The ‘botanical soldier’ accompanied John Oxley on three journeys within New South Wales as collector. 1817 (Lachlan River, Bathurst), 1818 (north-eastern New South Wales) 1819 (Port Macquarie/Hastings River)
In 1826, Fraser visited Norfolk Island and the Bay of Islands, New Zealand where he busily collected along the shore for many hours both specimens and live plants.
He visited the Swan River district in Western Australia in 1827 as part of Stirling's pre-settlement survey.
He also visited Tasmania twice. (1820, 1826)
In 1828, Charles Fraser visited the newly formed Moreton Bay Settlement (now Brisbane, Queensland), he wrote in his journal of 15 July, "While following the line of the creek (Breakfast Creek), I met with the females of a tribe of Aborigines, who, on seeing me, set up a dreadful yell. Their cries brought the men, who observing however that I was not a runaway convict, offered me no violence."

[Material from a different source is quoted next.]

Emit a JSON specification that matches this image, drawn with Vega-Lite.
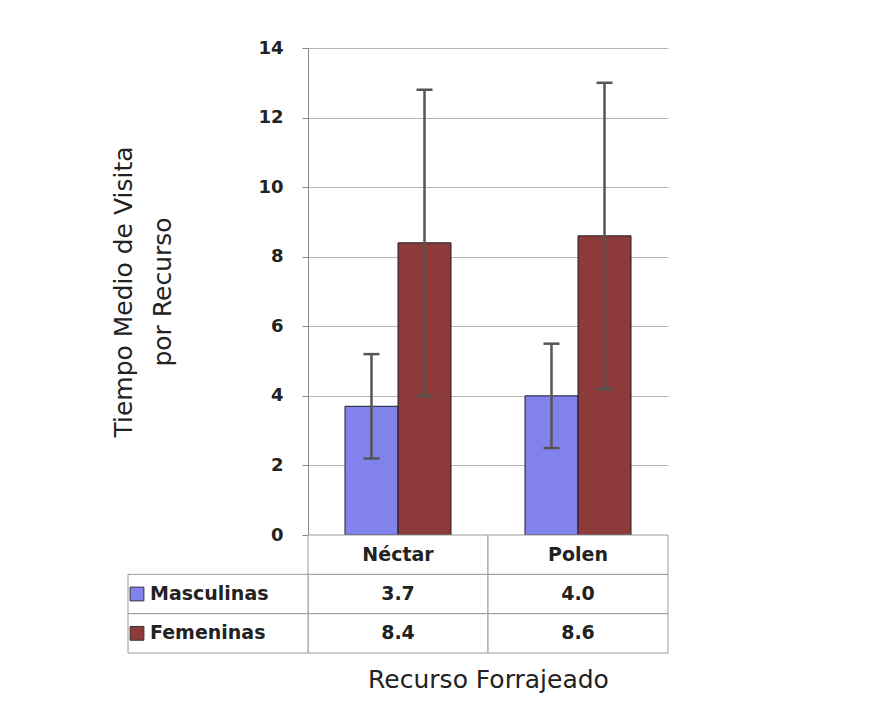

Fraser died of a stroke at Parramatta on 22 December 1831 after taking ill at Emu Plains while returning from a collecting trip to Bathurst with cartloads of living plants. It is probable that Fraser liked a drop of rum. The Australian, 30 December 1831, recorded that there were ‘few to whom Charley Fraser was not personally known...Naturally of a plethoric habit, his convivial disposition probably contributed not a little to the apoplectic attack of which he expired.’ He was thought to be about 44 years of age.